Not only does this search trigger product listing ads, it also returns written content, videos, and more, to provide tailored recommendations that fit the searchers needs:
What does this mean for advertisers? Having rich product data has never been more important. Test your feed attributes, research how users are searching and how these trends change over time to take advantage of these new features.
EVOLUTION OF PERFORMANCE MAX
As of writing this post, there’s already been a wealth of new Performance Max features rolled out, including:
- Campaign-level negative keywords rolling out to all advertisers (finally)
- Brand exclusions for different formats in retailer campaigns with product feeds
- “URL contains” rules for campaigns with product feeds
- Demographic exclusions
- Device targeting
- Search terms insights source column
- Ability to segment and download asset group performance
This ever changing campaign type encompasses Google Shopping, but can be ran side by side with standard shopping campaigns.
If you’ve got the same same SKUs in both, Google will prioritise Performance Max, if not, they can exist together as part of your SEM strategy.
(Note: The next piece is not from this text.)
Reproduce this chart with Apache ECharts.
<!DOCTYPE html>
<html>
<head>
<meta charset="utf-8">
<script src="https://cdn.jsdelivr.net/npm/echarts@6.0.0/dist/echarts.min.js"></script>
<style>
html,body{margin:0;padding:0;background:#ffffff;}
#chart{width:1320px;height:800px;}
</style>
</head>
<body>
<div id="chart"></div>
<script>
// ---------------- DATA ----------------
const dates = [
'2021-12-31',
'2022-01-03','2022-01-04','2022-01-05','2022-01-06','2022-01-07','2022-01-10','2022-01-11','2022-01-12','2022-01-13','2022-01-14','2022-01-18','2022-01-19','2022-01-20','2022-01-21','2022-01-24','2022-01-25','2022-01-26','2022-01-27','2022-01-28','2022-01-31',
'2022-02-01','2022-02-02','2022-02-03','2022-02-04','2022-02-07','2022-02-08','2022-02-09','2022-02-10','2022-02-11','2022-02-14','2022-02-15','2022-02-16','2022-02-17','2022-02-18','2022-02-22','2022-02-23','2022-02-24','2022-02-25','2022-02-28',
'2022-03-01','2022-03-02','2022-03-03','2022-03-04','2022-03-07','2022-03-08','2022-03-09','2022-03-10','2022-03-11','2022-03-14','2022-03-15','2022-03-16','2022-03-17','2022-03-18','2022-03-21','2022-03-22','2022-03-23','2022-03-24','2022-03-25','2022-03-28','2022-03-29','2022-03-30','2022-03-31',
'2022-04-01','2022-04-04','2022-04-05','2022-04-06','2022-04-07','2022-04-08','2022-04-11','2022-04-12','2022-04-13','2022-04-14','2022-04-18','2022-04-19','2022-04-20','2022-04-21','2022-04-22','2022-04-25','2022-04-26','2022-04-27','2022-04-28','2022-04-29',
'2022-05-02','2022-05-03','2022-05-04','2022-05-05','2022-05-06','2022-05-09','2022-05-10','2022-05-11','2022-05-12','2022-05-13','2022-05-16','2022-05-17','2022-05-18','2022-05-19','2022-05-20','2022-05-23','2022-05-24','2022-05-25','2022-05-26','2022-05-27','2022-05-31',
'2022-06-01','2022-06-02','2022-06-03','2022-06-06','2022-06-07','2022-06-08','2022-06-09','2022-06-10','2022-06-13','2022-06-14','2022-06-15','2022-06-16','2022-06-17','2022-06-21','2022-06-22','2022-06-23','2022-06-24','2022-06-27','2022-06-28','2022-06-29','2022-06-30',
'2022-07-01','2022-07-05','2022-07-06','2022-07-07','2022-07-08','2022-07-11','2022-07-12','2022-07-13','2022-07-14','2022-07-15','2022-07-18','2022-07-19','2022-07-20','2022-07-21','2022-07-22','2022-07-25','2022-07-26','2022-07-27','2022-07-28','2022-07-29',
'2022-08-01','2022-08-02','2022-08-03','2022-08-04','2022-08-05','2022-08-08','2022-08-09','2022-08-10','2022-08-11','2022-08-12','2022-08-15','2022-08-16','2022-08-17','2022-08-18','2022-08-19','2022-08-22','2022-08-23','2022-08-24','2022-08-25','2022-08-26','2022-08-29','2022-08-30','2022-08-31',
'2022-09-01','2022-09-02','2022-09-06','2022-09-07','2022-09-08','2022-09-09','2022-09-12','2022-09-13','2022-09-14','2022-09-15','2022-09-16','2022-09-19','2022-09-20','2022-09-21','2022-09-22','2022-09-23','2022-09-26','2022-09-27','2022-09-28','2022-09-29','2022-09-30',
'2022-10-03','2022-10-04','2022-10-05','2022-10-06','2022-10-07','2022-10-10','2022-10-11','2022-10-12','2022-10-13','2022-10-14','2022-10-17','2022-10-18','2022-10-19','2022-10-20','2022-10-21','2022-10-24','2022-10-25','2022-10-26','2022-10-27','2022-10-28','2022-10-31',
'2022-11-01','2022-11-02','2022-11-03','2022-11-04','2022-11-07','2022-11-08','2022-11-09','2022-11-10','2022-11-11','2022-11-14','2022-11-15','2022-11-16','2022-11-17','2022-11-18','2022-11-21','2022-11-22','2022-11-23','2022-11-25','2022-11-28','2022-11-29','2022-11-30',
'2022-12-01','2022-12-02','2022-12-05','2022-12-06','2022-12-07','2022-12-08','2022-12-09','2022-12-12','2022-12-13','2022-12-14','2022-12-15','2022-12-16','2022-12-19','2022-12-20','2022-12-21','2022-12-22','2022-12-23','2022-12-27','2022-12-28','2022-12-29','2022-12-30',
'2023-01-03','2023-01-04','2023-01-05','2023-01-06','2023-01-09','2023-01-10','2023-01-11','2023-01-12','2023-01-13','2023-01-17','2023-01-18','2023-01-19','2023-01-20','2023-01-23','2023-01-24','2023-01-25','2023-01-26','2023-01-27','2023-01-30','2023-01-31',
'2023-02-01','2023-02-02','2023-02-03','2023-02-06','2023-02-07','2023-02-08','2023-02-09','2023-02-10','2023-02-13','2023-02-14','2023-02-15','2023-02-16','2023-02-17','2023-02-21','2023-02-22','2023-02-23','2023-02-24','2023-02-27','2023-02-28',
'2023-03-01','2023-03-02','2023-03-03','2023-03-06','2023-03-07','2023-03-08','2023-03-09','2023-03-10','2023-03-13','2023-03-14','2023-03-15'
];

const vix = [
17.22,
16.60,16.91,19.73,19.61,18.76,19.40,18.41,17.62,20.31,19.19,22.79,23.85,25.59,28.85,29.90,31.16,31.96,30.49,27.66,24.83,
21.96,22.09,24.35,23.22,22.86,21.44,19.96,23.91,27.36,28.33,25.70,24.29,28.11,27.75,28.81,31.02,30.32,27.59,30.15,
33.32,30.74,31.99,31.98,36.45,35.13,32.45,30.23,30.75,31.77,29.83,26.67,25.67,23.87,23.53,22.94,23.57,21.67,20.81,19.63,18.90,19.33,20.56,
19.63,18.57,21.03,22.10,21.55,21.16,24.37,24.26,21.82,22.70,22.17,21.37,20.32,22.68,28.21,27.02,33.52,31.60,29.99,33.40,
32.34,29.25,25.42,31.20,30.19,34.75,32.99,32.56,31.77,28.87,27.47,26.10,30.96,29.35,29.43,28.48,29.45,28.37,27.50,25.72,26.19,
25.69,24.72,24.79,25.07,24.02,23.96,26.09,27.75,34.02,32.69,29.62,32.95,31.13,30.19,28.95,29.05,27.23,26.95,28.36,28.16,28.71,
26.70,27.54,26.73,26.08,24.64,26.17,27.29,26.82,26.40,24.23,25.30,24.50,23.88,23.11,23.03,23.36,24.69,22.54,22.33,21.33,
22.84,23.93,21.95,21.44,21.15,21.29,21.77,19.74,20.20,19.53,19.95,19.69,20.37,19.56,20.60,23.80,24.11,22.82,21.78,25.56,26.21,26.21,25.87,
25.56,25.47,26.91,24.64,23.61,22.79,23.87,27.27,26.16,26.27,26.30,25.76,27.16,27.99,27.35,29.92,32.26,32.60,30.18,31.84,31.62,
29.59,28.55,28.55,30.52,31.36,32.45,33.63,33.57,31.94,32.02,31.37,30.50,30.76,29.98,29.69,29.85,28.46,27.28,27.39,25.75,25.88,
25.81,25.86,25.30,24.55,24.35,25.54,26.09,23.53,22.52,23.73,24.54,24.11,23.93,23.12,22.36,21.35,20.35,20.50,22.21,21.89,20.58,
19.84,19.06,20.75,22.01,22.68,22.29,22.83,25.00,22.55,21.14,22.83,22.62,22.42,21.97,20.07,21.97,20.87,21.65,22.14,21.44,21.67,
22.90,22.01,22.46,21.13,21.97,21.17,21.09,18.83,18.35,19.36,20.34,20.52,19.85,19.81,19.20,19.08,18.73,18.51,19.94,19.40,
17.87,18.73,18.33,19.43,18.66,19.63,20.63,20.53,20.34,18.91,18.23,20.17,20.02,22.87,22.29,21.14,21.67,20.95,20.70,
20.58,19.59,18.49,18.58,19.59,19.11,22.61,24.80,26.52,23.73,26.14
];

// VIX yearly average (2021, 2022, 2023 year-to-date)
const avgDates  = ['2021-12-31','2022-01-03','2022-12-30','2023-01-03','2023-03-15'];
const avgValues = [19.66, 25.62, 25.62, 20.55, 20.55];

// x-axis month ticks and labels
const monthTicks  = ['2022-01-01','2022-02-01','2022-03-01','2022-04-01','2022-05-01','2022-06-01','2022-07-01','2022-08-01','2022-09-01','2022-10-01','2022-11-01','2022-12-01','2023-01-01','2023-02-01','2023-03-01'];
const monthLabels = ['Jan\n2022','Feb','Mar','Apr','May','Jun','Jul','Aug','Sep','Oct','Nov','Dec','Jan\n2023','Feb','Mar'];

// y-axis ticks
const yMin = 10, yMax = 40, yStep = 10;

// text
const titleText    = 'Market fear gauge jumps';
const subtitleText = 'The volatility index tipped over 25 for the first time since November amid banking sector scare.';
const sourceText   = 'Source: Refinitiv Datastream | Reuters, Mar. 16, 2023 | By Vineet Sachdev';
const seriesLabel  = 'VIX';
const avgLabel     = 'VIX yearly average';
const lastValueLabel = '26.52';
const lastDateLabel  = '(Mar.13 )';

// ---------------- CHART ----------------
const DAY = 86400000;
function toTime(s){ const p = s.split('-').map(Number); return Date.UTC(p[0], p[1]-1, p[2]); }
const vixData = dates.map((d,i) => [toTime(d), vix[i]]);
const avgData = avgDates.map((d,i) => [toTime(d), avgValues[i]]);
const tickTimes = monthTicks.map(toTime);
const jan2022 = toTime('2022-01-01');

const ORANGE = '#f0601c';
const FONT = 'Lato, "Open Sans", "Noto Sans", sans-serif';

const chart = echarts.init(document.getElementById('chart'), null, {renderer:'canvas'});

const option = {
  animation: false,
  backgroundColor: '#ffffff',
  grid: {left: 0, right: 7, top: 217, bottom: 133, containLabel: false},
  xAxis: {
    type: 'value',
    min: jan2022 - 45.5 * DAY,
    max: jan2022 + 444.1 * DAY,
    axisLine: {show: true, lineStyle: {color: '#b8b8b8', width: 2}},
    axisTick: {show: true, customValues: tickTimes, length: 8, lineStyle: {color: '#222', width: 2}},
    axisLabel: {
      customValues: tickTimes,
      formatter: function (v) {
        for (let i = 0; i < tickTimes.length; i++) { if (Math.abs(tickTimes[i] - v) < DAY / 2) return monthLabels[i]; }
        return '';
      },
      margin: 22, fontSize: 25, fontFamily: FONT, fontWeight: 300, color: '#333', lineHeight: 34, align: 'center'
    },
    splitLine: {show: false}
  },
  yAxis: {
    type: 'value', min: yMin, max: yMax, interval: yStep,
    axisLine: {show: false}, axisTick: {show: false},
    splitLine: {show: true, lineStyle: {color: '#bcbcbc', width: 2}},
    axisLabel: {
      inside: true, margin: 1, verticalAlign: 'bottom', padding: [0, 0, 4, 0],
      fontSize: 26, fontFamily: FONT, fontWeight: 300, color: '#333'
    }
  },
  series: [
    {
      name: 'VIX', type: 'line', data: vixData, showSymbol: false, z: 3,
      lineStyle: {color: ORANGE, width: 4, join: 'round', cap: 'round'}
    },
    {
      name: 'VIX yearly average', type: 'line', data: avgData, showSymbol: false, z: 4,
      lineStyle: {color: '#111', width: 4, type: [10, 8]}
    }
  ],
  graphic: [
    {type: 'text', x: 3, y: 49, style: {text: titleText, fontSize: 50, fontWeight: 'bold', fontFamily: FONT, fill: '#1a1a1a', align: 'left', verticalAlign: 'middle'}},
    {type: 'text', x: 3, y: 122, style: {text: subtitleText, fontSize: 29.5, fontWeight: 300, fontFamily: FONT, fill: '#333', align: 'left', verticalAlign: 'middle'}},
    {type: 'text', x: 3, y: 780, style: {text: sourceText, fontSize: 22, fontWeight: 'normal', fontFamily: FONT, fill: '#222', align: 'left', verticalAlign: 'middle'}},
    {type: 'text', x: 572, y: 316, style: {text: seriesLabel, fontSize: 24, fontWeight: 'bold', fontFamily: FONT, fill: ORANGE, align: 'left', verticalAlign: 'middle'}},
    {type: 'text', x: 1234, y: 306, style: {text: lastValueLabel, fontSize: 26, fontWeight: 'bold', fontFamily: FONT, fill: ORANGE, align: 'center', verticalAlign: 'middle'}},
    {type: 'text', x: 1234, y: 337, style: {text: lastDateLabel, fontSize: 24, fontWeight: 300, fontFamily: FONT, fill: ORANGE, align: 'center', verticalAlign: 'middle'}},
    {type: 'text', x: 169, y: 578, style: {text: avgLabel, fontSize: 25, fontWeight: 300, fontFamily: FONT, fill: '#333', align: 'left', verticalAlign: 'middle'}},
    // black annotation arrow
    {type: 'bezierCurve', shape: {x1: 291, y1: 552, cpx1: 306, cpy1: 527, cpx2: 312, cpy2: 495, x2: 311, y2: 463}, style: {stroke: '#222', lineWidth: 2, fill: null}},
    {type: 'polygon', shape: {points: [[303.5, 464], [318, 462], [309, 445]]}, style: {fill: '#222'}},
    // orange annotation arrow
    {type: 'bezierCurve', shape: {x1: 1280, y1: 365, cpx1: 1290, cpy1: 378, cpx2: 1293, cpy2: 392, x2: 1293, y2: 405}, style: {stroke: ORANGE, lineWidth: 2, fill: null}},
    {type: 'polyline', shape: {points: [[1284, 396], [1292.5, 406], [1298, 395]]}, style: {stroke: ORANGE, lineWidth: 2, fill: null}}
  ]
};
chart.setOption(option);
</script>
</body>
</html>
What does this mean for advertisers? The push from Google to adopt Performance Max and the push back from the industry to approach with caution will go on in 2025. If you’re not testing Performance Max, you should be, and if you have and get better results through Google Shopping, stick with this for now but always keep on the pulse of changes as they will come thick and fast (like the new match type: Search Max).
INCREASED COMPETITION AND COST
Analysis undertaken by LocaliQ showed that year over year in 2024 CPC’s had risen 20% across 86% of the industries they sampled, with certain sectors seeing increases as high as 25%.
Google’s chalked this down to “ongoing economic challenges like inflation“, however, with the antitrust trial last year specifically focussed around their ability to influence ad costs, many advertisers are still not convinced.
For 2025, and standard shopping campaigns in particular, costs are most likely going to continue increasing and as far as competition goes, although there will be many more advertisers entering the auction, the real change will come from Google’s strategic pricing changes.
What does this mean for advertisers? Not that it is anything new, but within platform ensure you are as efficient with spend, undertaking frequent analysis to feed into optimisation and that your product feed is as thorough as possible. From a wider perspective, as costs increase, advertisers have to truly get ingrained within their business/clients to find the true value of their media spend outside of CPA, ROAS, etc. Dive into incrementality testing, explore marketing mix models, and look at the bigger picture.
DATA, TRACKING AND PRIVACY
Another year, another wealth of tracking changes.
In 2025 advertisers are going to be faced with:
- Privacy Sandbox: Google’s Privacy Sandbox aims to replace third-party cookies with privacy-preserving alternatives. Essentially, Google are looking to serve ads based on user interests without revealing individual identities. Will this happen in 2025? Unlikely, however, after the announcement in July last year to keep third party cookies rolling, Google are not giving up on their sandbox, so stay agile.
- User Consent and Tracking: Google plans to prompt Chrome users to opt in or out of third-party cookies, shifting control to consumers. This would be hugely impactful and as with most of the cookie updates, when and how this will be rolled out is yet to be shared, so again, stay agile.
- First Party Data: This is mission critical for Google Shopping (and all Google Ads) campaigns. This data improves, audience targeting, cost efficiency, attribution, measurement, and so much more. This isn’t a change as such, more so a push if you haven’t already adopted first party data. Get your CRM integrated, leverage event based tracking (e.g. GA4) and focus on data collection.
What does this mean for advertisers? You have to stay agile and involved with developments in tracking and privacy, failure to do this will only result in a surprise update that could catch you off guard. Make first party data you priority and do everything you can to improve data collection and build out your audiences.